Just a quick one to let you know that the new site in Calpe is at the moment being hit by severe winds. Many prople have lost their awnings and a lot of other stuff. I am lucky no damage as yet but the winds are continuing. Will let you know later how things are gointg with some pictures.


----------



## 1happy (Jun 15, 2005)

flyboy said:


> Just a quick one to let you know that the new site in Calpe is at the moment being hit by severe winds. Many prople have lost their awnings and a lot of other stuff. I am lucky no damage as yet but the winds are continuing. Will let you know later how things are gointg with some pictures.


Hi flyboy
Very windy at Peniscola too. 8O 
Regards Catherine


----------



## TonyF (Sep 1, 2008)

Hi - I live near Pego - inland from Denia - we've had one hell of a night - went outside in the daylight this morning to find roof tiles everywhere - but now the wind is subsiding slightly (around 30 - 35 knot gusts - its 17c and the sun is out!

Not bad for January!!

My Spanish neighbours all say this has been the coldest winter in memory!

Hope everyone else is OK

Tony


----------



## hogan (Oct 31, 2006)

Very windy here just outside Valencia,Just heard on the news 1 million people in SW France are without electric


----------



## LPDrifter (Aug 17, 2005)

It is one of the things to be aware of whilst motorhoming.

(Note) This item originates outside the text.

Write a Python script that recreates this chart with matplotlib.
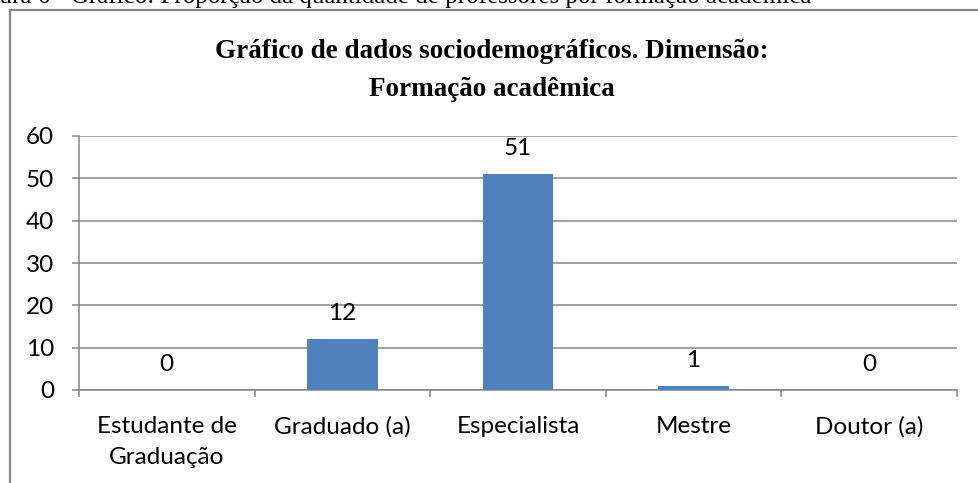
import matplotlib
matplotlib.use("Agg")
import matplotlib.pyplot as plt
from matplotlib.lines import Line2D
import numpy as np

categories = ["Estudante de\nGraduação", "Graduado (a)", "Especialista", "Mestre", "Doutor (a)"]
values = [0, 12, 51, 1, 0]
y_ticks = [0, 10, 20, 30, 40, 50, 60]
title_lines = ["Gráfico de dados sociodemográficos. Dimensão:", "Formação acadêmica"]
caption = "Figura 6 - Gráfico: Proporção da quantidade de professores por formação acadêmica"

W, H = 979, 483
fig = plt.figure(figsize=(W / 100, H / 100), dpi=100)
fig.patch.set_facecolor("white")

gray = "#868686"
bar_color = "#4F81BD"
tick_font = "Lato"
fs = 17.5

ax = fig.add_axes([79 / W, 1 - 390 / H, (957 - 79) / W, (390 - 136) / H])
x = np.arange(len(categories))
ax.bar(x, values, width=0.4, color=bar_color, zorder=3)
ax.set_xlim(-0.5, len(categories) - 0.5)
ax.set_ylim(0, 60)
ax.set_yticks(y_ticks)
ax.set_yticklabels([str(v) for v in y_ticks], fontfamily=tick_font, fontsize=fs)
ax.yaxis.grid(True, color=gray, linewidth=1.1, zorder=0)
ax.set_axisbelow(True)
ax.tick_params(axis="y", length=5, width=1.1, color=gray, pad=13)
ax.set_xticks(x)
ax.set_xticklabels(categories, fontfamily=tick_font, fontsize=fs, linespacing=1.55)
ax.set_xticks(np.arange(len(categories) + 1) - 0.5, minor=True)
ax.tick_params(axis="x", which="major", length=0, pad=19)
ax.tick_params(axis="x", which="minor", length=5, width=1.1, color=gray)
for s in ["top", "right"]:
    ax.spines[s].set_visible(False)
for s in ["left", "bottom"]:
    ax.spines[s].set_color(gray)
    ax.spines[s].set_linewidth(1.1)

for xi, v in zip(x, values):
    ax.annotate(str(v), (xi, v), xytext=(0, 13.5), textcoords="offset points",
                ha="center", va="baseline", fontfamily=tick_font, fontsize=fs)

for line, yb in zip(title_lines, [58, 96]):
    fig.text(492 / W, 1 - yb / H, line, ha="center", va="baseline",
             fontfamily="Liberation Serif", fontweight="bold", fontsize=19.5)

# caption cut off at top of image
fig.canvas.draw()
r = fig.canvas.get_renderer()
t_tmp = fig.text(0, 0, "Fig", fontfamily="Liberation Serif", fontsize=18)
wfig = t_tmp.get_window_extent(r).width
t_tmp.remove()
fig.text(-wfig / W, 1 - 2.5 / H, caption, ha="left", va="baseline",
         fontfamily="Liberation Serif", fontsize=18)

# frame
fig.add_artist(Line2D([10 / W, 10 / W], [0, 1 - 10 / H], transform=fig.transFigure,
                      color=gray, linewidth=1.6))
fig.add_artist(Line2D([10 / W, 1], [1 - 10 / H, 1 - 10 / H], transform=fig.transFigure,
                      color=gray, linewidth=1.6))

fig.savefig("out.png", dpi=100, facecolor="white")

Definitely need a way to keep an eye on what the weather forecast is.
Either by TV if you have it or by internet.

Last year we did get caught up in very severe wind. I can tell you
it was quite scary until we finally got off the road and found a safe
place to hole up for two days and two nights.

This is a link showing some of the current problems around
south of France and Northern Spain

http://news.bbc.co.uk/2/hi/europe/7848719.stm


----------



## AlanVal (Aug 17, 2005)

we are at Altura on the Agarve sun has came out wind has gone so its quite nice it was wet during the night though not to windy....Good place for wifi though...

Val & alan


----------



## hogan (Oct 31, 2006)

Latest news re Spain.
4 Children died when a sports stadium roof collapsed during high winds in Barcelona.


----------



## 97201 (Jan 7, 2006)

Gale force winds here today at Camping Marjal. tree branches knocking on RV roof, but no damage. Very warm yesterday although no sun. Sat outside last night at 11pm in a T shirt at a party.

Winds now abated and temp dropping by the hour. Scary driving conditions today avoiding rolling tumbleweed the size of 4x4s. Wish I had had my camera.

Ian


----------